Inventiveness emerges through the tangles found in play
At a recent meeting Opal teachers were asked to reflect on the ways invention has emerged in their respective learning communities this year. Using a resource describing dimensions of invention education at Opal School crafted with Project Zero’s Ben Mardell and Mara Krechevsky (who will be sharing this work at our Summer Symposium), we revisited the many ways that we have seen the children practicing inventiveness this year.
Currently the Cottonwood community of kindergartners and first-graders is in the heart of project work. Our post office is in the middle of construction, we have committees making daily decisions on how we need to move forward with various aspects of the post office, and we are in the midst of sharing necessary information with the other learning communities at Opal School so that they too can send and receive mail through our postal system. So, as we were reflecting on invention this year, my focus naturally went to the mail system and where inventive thinking has emerged thus far.
One principal of invention education specifically stood out to me:
Invention education at Opal School embraces play as a strategy for learning. Thomas Henricks says, “Play is not a flight from the world; it is inquiry into the challenges and responsibilities of social living.” Children are encouraged to play with ideas in ways that provide low-stakes opportunities to practice inventiveness. Saying “yes” to play and playfulness enhances the likelihood of an “inventive disposition” in dealing with life’s challenges.
Play has been essential to moving us forward as a community towards a fully operational post office. So much so, that one of our post office committees is the “Dramatic Play Committee.” Children signed up to go to dramatic play during project work and use dramatic play as a way of uncovering more about the mail system and moving our work forward. Through dramatic play, the children have encountered tangles and uncertainties as they become postal workers and mail recipients. As described above, dramatic play offers the children a “low-stakes opportunity to practice inventiveness” when they encounter these tangles.
One specific tangle that I observed recently in dramatic play happened when the children were building mailboxes for their house, so the letter carriers from the post office would have a space to drop off mail. As a prop, we have some empty boxes for the children to use.
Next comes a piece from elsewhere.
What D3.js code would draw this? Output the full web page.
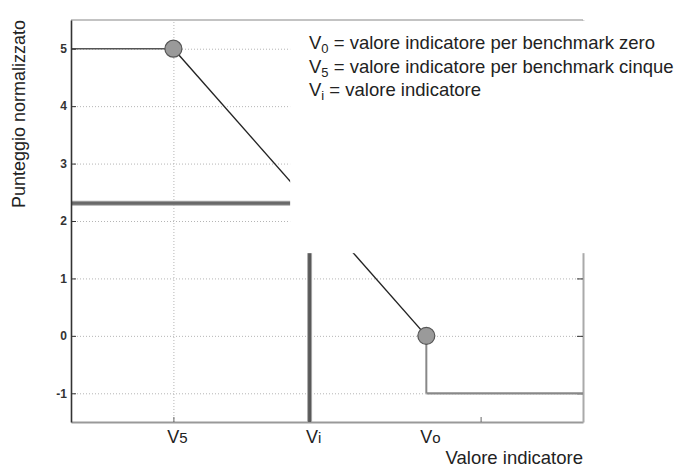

As Amanda was building a mailbox, the children realized that it was too small to fit packages inside.
Derek (building a chimney on the roof of the house): This is what the steam comes out of.
Amanda (building a mailbox in the front of the house): The mailbox has to face this way so the mail person can put the mail in.
Michael (points at Parker’s chimney): And this is the chimney! Wait! How about packages come here? (pointing to the chimney) They won’t fit in Amanda’s box!
Derek: Oh yes. Yes, yes!
Amanda: And you just put your mail in…our mail in the steam thing.
Michael: Yeah, let’s just put packages down the roof.
Here, the children encountered a problem. Their packages were too big to fit in the mailbox that they had constructed. Through play, which provided a low-stakes opportunity for problem solving, the children invented a system that worked for them in that moment; envelopes would go into the mailbox and packages would be dropped down the chimney. The system that these children constructed in dramatic play was temporary for the duration of our project work time. However, the core issue of packages being too large to fit in the mailbox is one that may have larger implications for our postal system.What happens if someone in Opal School wants to mail a package that is too large to fit in the mailboxes that we have created for each classroom? What system will we invent together to remedy this problem?
It is unlikely that dropping packages down the chimney at Opal School will be the solution that we land on. However, I am curious how grappling with this problem in dramatic play will support us later to approach it, within the constraints of our actual postal system, with an inventive disposition. Specifically, how did dramatic play set the children up to encounter this natural problem? And how will having remedied this problem in the low-stakes context of dramatic play help us later when we encounter a tangle in our actual mail system?
More broadly, as a teacher this principle of invention education at Opal School has led me to wonder about the many tangles that children encounter while absorbed in play each day. What other instances of inventiveness are arising in seemingly small moments throughout the day? Where else do I see play providing low-stakes opportunities for children to invent solutions? And how are the solutions that children invent while absorbed in play informing problem solving in other areas of their lives?
Where do you see play providing low-stakes opportunities for inventiveness in your classroom?
What moments stand out to you as times you have seen play supporting children to approach problems with an inventive disposition?